Goal:
Merge multiple VCF files generated using the consgenome workflow for visualisation in IGV https://software.broadinstitute.org/software/igv/
Use IGV to inspect common and unique variants to the group(s) of processed samples
Merging VCF files generated by the nextflow consgenome pipeline
The location of the VCF files in the consgenome pipeline can be found at:
cd /results/variantcalling/
Merging multiple VCF files
We will use 'bcftools' to merge VCF files. Initially, we need to create a list of VCF files that we plan to merge. For example: while in the above directory do the following:
for i in `ls --color=never *.vcf`; do echo $i; echo $i >> file_list.txt; done
if you do not yet have 'bcftools' installed then run the following command to install it using conda
conda install -c bioconda bcftools
Now let’s create an index file for each VCF file:
for i in `cat file_list.txt`; do echo $i; bcftools index $i; done
Finally, we can now merge all the VCF files by:
bcftools merge -l file_list.txt -0 -Oz -o merged_ALL.vcf.gz
Visualising the merged VCF file in IGV
Transfer/copy the following files from the HPC to your laptop/desktop.
Merged VCF file
Reference template used in the mapping stage: For example reference genome, scaffold, genomic locus, transcript, etc. For example, the location of the reference template is specified in the nextflow.config file used to run the consgenome workflow.

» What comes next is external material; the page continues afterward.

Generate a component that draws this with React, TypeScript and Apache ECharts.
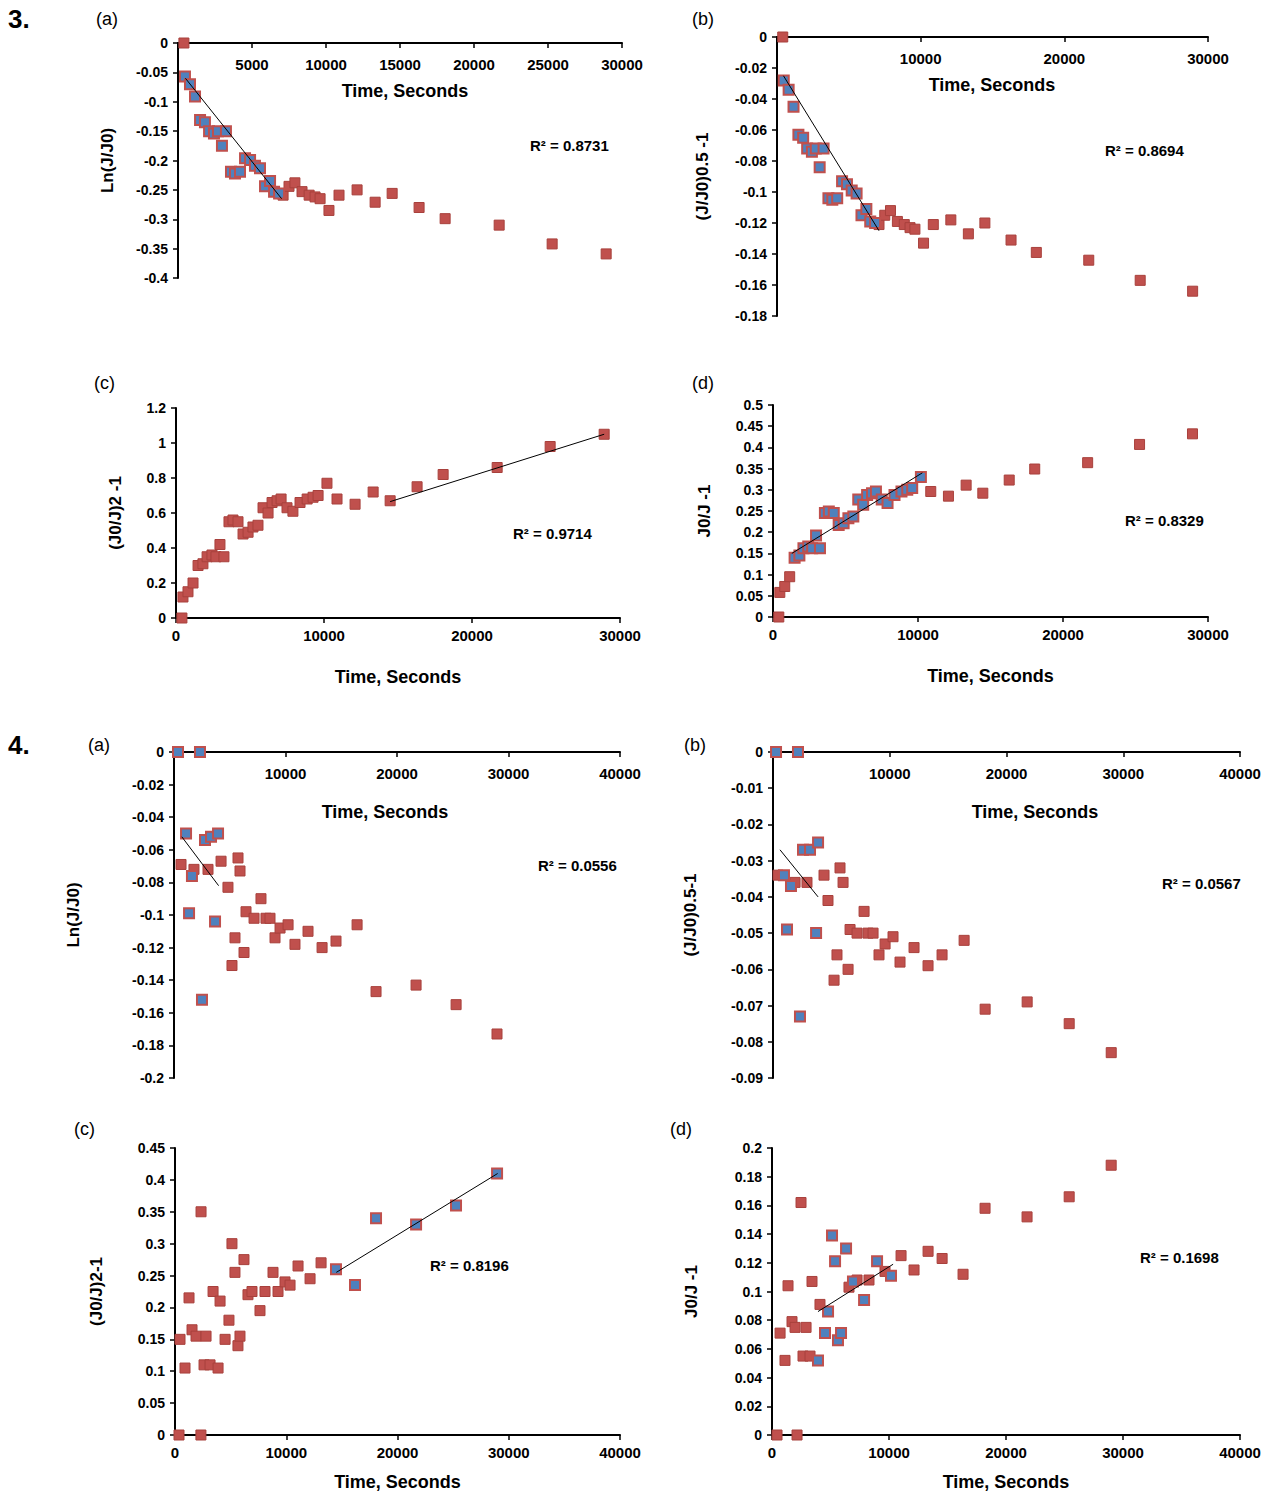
import { useEffect, useRef } from 'react'
import * as echarts from 'echarts'

// Figure 3 shared times (s)
const T3 = [400, 470, 810, 1150, 1490, 1820, 2100, 2430, 2700, 2970, 3240, 3580, 3850, 4190, 4530, 4870, 5200, 5540, 5880, 6220, 6490, 6830, 7100, 7500, 7900, 8380, 8860, 9260, 9600, 10200, 10880, 12100, 13320, 14470, 16290, 18050, 21700, 25280, 28930]
const ln3 = [0, -0.057, -0.07, -0.091, -0.131, -0.135, -0.15, -0.154, -0.15, -0.175, -0.15, -0.219, -0.222, -0.219, -0.196, -0.199, -0.209, -0.213, -0.244, -0.235, -0.253, -0.256, -0.259, -0.244, -0.238, -0.253, -0.259, -0.262, -0.265, -0.285, -0.259, -0.25, -0.271, -0.256, -0.28, -0.299, -0.31, -0.342, -0.359]
const sq3 = [0, -0.028, -0.034, -0.045, -0.063, -0.065, -0.072, -0.074, -0.072, -0.084, -0.072, -0.104, -0.105, -0.104, -0.093, -0.095, -0.099, -0.101, -0.115, -0.111, -0.119, -0.12, -0.121, -0.115, -0.112, -0.119, -0.121, -0.123, -0.124, -0.133, -0.121, -0.118, -0.127, -0.12, -0.131, -0.139, -0.144, -0.157, -0.164]
const pw3 = [0, 0.12, 0.15, 0.2, 0.3, 0.31, 0.35, 0.36, 0.35, 0.42, 0.35, 0.55, 0.56, 0.55, 0.48, 0.49, 0.52, 0.53, 0.63, 0.6, 0.66, 0.67, 0.68, 0.63, 0.61, 0.66, 0.68, 0.69, 0.7, 0.77, 0.68, 0.65, 0.72, 0.67, 0.75, 0.82, 0.86, 0.98, 1.05]
const inv3 = [0, 0.058, 0.072, 0.095, 0.14, 0.145, 0.162, 0.166, 0.162, 0.192, 0.162, 0.245, 0.249, 0.245, 0.217, 0.221, 0.233, 0.237, 0.277, 0.265, 0.288, 0.292, 0.296, 0.277, 0.269, 0.288, 0.296, 0.3, 0.304, 0.33, 0.296, 0.285, 0.311, 0.292, 0.323, 0.349, 0.364, 0.407, 0.432]

// Figure 4 points [time, value]
const blue4a = [[360, 0], [2330, 0], [1080, -0.05], [1350, -0.099], [1610, -0.076], [2510, -0.152], [2780, -0.054], [3320, -0.052], [3680, -0.104], [3950, -0.05]]
const red4a = [[630, -0.069], [1790, -0.072], [3050, -0.072], [4220, -0.067], [4840, -0.083], [5200, -0.131], [5470, -0.114], [5740, -0.065], [5920, -0.073], [6280, -0.123], [6460, -0.098], [7180, -0.102], [7800, -0.09], [8250, -0.102], [8610, -0.102], [9060, -0.114], [9510, -0.108], [10230, -0.106], [10850, -0.118], [12020, -0.11], [13280, -0.12], [14530, -0.116], [16420, -0.106], [18120, -0.147], [21710, -0.143], [25300, -0.155], [28970, -0.173]]
const blue4b = [[260, 0], [2140, 0], [940, -0.034], [1200, -0.049], [1540, -0.037], [2310, -0.073], [2570, -0.027], [3170, -0.027], [3690, -0.05], [3860, -0.025]]
const red4b = [[430, -0.034], [1890, -0.036], [2910, -0.036], [4370, -0.034], [4710, -0.041], [5230, -0.063], [5480, -0.056], [5740, -0.032], [6000, -0.036], [6430, -0.06], [6600, -0.049], [7200, -0.05], [7800, -0.044], [8140, -0.05], [8570, -0.05], [9080, -0.056], [9600, -0.053], [10280, -0.051], [10880, -0.058], [12080, -0.054], [13280, -0.059], [14480, -0.056], [16370, -0.052], [18170, -0.071], [21770, -0.069], [25370, -0.075], [28970, -0.083]]
const red4c = [[360, 0], [2330, 0], [450, 0.15], [900, 0.105], [1260, 0.215], [1530, 0.165], [1890, 0.155], [2340, 0.35], [2610, 0.11], [2790, 0.155], [3150, 0.11], [3420, 0.225], [3870, 0.105], [4050, 0.21], [4500, 0.15], [4850, 0.18], [5120, 0.3], [5390, 0.255], [5660, 0.14], [5840, 0.155], [6200, 0.275], [6560, 0.22], [6920, 0.225], [7640, 0.195], [8090, 0.225], [8810, 0.255], [9260, 0.225], [9890, 0.24], [10340, 0.235], [11060, 0.265], [12140, 0.245], [13130, 0.27]]
const blue4c = [[14470, 0.26], [16180, 0.235], [18070, 0.34], [21670, 0.33], [25260, 0.36], [28950, 0.41]]
const red4d = [[430, 0], [2140, 0], [690, 0.071], [1110, 0.052], [1370, 0.104], [1710, 0.079], [1970, 0.075], [2480, 0.162], [2650, 0.055], [2910, 0.075], [3250, 0.055], [3420, 0.107], [4100, 0.091], [6580, 0.103], [7270, 0.108], [8290, 0.108], [9660, 0.114], [11030, 0.125], [12140, 0.115], [13340, 0.128], [14540, 0.123], [16330, 0.112], [18210, 0.158], [21800, 0.152], [25400, 0.166], [28990, 0.188]]
const blue4d = [[3930, 0.052], [4530, 0.071], [4790, 0.086], [5130, 0.139], [5390, 0.121], [5640, 0.066], [5900, 0.071], [6330, 0.13], [6920, 0.107], [7870, 0.094], [8980, 0.121], [10170, 0.111]]

// trend line end points
const trend3a = [[500, -0.06], [7000, -0.265]]
const trend3b = [[450, -0.025], [7100, -0.125]]
const trend3c = [[14470, 0.665], [28930, 1.05]]
const trend3d = [[1300, 0.15], [10300, 0.34]]
const trend4a = [[700, -0.052], [4000, -0.082]]
const trend4b = [[600, -0.027], [3860, -0.04]]
const trend4c = [[14500, 0.255], [29000, 0.41]]
const trend4d = [[3930, 0.086], [10350, 0.119]]

const zip = (t: number[], v: number[], from: number, to: number, blue: boolean) =>
  t.map((x, i) => [x, v[i], i]).filter((p) => (p[2] >= from && p[2] <= to) === blue).map((p) => [p[0], p[1]])

const FONT = 'Liberation Sans'

type P = {
  rect: number[]; xmax: number; xint: number; ymin: number; ymax: number; yint: number
  yname: string; ygap: number; top: boolean; xgap?: number
  red: number[][]; blue: number[][]; trend: number[][]
}

const panels: P[] = [
  { rect: [178, 43, 444, 235], xmax: 30000, xint: 5000, ymin: -0.4, ymax: 0, yint: 0.05, yname: 'Ln(J/J0)', ygap: 62, top: true,
    red: zip(T3, ln3, 1, 21, false), blue: zip(T3, ln3, 1, 21, true), trend: trend3a },
  { rect: [777, 37, 431, 279], xmax: 30000, xint: 10000, ymin: -0.18, ymax: 0, yint: 0.02, yname: '(J/J0)0.5 -1', ygap: 66, top: true,
    red: zip(T3, sq3, 1, 21, false), blue: zip(T3, sq3, 1, 21, true), trend: trend3b },
  { rect: [176, 408, 444, 210], xmax: 30000, xint: 10000, ymin: 0, ymax: 1.2, yint: 0.2, yname: '(J0/J)2 -1', ygap: 52, top: false, xgap: 50,
    red: zip(T3, pw3, 0, -1, false), blue: [], trend: trend3c },
  { rect: [773, 405, 435, 212], xmax: 30000, xint: 10000, ymin: 0, ymax: 0.5, yint: 0.05, yname: 'J0/J -1', ygap: 60, top: false, xgap: 50,
    red: zip(T3, inv3, 4, 29, false), blue: zip(T3, inv3, 4, 29, true), trend: trend3d },
  { rect: [174, 752, 446, 326], xmax: 40000, xint: 10000, ymin: -0.2, ymax: 0, yint: 0.02, yname: 'Ln(J/J0)', ygap: 92, top: true,
    red: red4a, blue: blue4a, trend: trend4a },
  { rect: [773, 752, 467, 326], xmax: 40000, xint: 10000, ymin: -0.09, ymax: 0, yint: 0.01, yname: '(J/J0)0.5-1', ygap: 74, top: true,
    red: red4b, blue: blue4b, trend: trend4b },
  { rect: [175, 1148, 445, 287], xmax: 40000, xint: 10000, ymin: 0, ymax: 0.45, yint: 0.05, yname: '(J0/J)2-1', ygap: 70, top: false, xgap: 38,
    red: red4c, blue: blue4c, trend: trend4c },
  { rect: [772, 1148, 468, 287], xmax: 40000, xint: 10000, ymin: 0, ymax: 0.2, yint: 0.02, yname: 'J0/J -1', ygap: 72, top: false, xgap: 38,
    red: red4d, blue: blue4d, trend: trend4d },
]

const r2 = [['R² = 0.8731', 530, 145], ['R² = 0.8694', 1105, 150], ['R² = 0.9714', 513, 533], ['R² = 0.8329', 1125, 520],
  ['R² = 0.0556', 538, 865], ['R² = 0.0567', 1162, 883], ['R² = 0.8196', 430, 1265], ['R² = 0.1698', 1140, 1257]]
const letters = [['3.', 8, 6, 26, 'bold'], ['(a)', 96, 10, 18, 'normal'], ['(b)', 692, 10, 18, 'normal'], ['(c)', 94, 374, 18, 'normal'], ['(d)', 692, 374, 18, 'normal'],
  ['4.', 8, 732, 26, 'bold'], ['(a)', 88, 736, 18, 'normal'], ['(b)', 684, 736, 18, 'normal'], ['(c)', 74, 1120, 18, 'normal'], ['(d)', 670, 1120, 18, 'normal']]
const timeLabels = [[405, 91], [992, 85], [385, 812], [1035, 812]]

function buildOption() {
  const lab = { color: '#000', fontFamily: FONT, fontWeight: 'bold' as const, fontSize: 14 }
  const line = { lineStyle: { color: '#000', width: 2 } }
  const grid: any[] = [], xAxis: any[] = [], yAxis: any[] = [], series: any[] = []
  panels.forEach((p, i) => {
    grid.push({ left: p.rect[0], top: p.rect[1], width: p.rect[2], height: p.rect[3] })
    xAxis.push({
      gridIndex: i, type: 'value', min: 0, max: p.xmax, interval: p.xint,
      position: p.top ? 'top' : 'bottom',
      axisLine: { onZero: false, ...line }, axisTick: { show: true, inside: p.top, length: 5, lineStyle: { color: '#000', width: 1.5 } },
      axisLabel: { ...lab, fontSize: 15, inside: p.top, margin: p.top ? 14 : 10, showMinLabel: !p.top, formatter: (v: number) => String(v) },
      splitLine: { show: false },
      name: p.top ? '' : 'Time, Seconds', nameLocation: 'middle', nameGap: p.xgap,
      nameTextStyle: { ...lab, fontSize: 18 },
    })
    yAxis.push({
      gridIndex: i, type: 'value', min: p.ymin, max: p.ymax, interval: p.yint,
      axisLine: { onZero: false, ...line }, axisTick: { show: true, length: 5, lineStyle: { color: '#000', width: 1.5 } },
      axisLabel: { ...lab, margin: 10 }, splitLine: { show: false },
      name: p.yname, nameLocation: 'middle', nameGap: p.ygap, nameTextStyle: { ...lab, fontSize: 17 },
    })
    series.push(
      { type: 'scatter', xAxisIndex: i, yAxisIndex: i, data: p.red, symbol: 'rect', symbolSize: 10,
        itemStyle: { color: '#c0504d', borderColor: '#a8403c', borderWidth: 1, opacity: 1 } },
      { type: 'scatter', xAxisIndex: i, yAxisIndex: i, data: p.blue, symbol: 'rect', symbolSize: 10,
        itemStyle: { color: '#4f81bd', borderColor: '#c0504d', borderWidth: 2, opacity: 1 } },
      { type: 'line', xAxisIndex: i, yAxisIndex: i, data: p.trend, symbol: 'none', lineStyle: { color: '#000', width: 1 }, z: 5 },
    )
  })
  const graphic: any[] = [
    ...r2.map((r) => ({ type: 'text', x: r[1], y: r[2], style: { text: r[0], fill: '#000', font: `bold 15px "${FONT}"`, verticalAlign: 'middle' } })),
    ...letters.map((l) => ({ type: 'text', x: l[1], y: l[2], style: { text: l[0], fill: '#000', font: `${l[4]} ${l[3]}px "${FONT}"` } })),
    ...timeLabels.map((t) => ({ type: 'text', x: t[0], y: t[1], style: { text: 'Time, Seconds', fill: '#000', font: `bold 18px "${FONT}"`, align: 'center', verticalAlign: 'middle' } })),
  ]
  return { animation: false, backgroundColor: '#fff', grid, xAxis, yAxis, series, graphic }
}

export default function App() {
  const ref = useRef<HTMLDivElement>(null)
  useEffect(() => {
    if (!ref.current) return
    const chart = echarts.init(ref.current, undefined, { renderer: 'svg' })
    chart.setOption(buildOption())
    return () => chart.dispose()
  }, [])
  return <div ref={ref} style={{ position: 'absolute', left: 0, top: 0, width: 1274, height: 1494 }} />
}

In your laptop/desktop open IGV and then:
Genome → Load Genome from file → then select the relevant template
File → Load from File → select the merged VCF file
It is possible to add atrtibutes (metadata information) as a separate file to IGV to assess the association of variants with for example control or unhealthy groups. For this create a tab delimited file that has for example the following information
sampleID group AT001 control AT002 control AT003 control AT004 control AT005 unhealthy AT006 unhealthy AT007 unhealthy AT008 unhealthy
Load the attributes (metadata) file to IGV as follows:
File --> Load from File --> select the metadata file (i.e., metadata.txt)
Then, to show the atributes as a separate track do the following:
View --> Show Attribute Display
To select which attributes to show in the IGV browser do the following:
View --> Select Attributes to Show
Another useful feature of IGV is to denote regions of interest (ROIs) to be displayed in IGV.
Regions --> Regions Navigator
The above will open a small window where one can specify the start and end coordinates of a feature of interest for example: an exon or exons.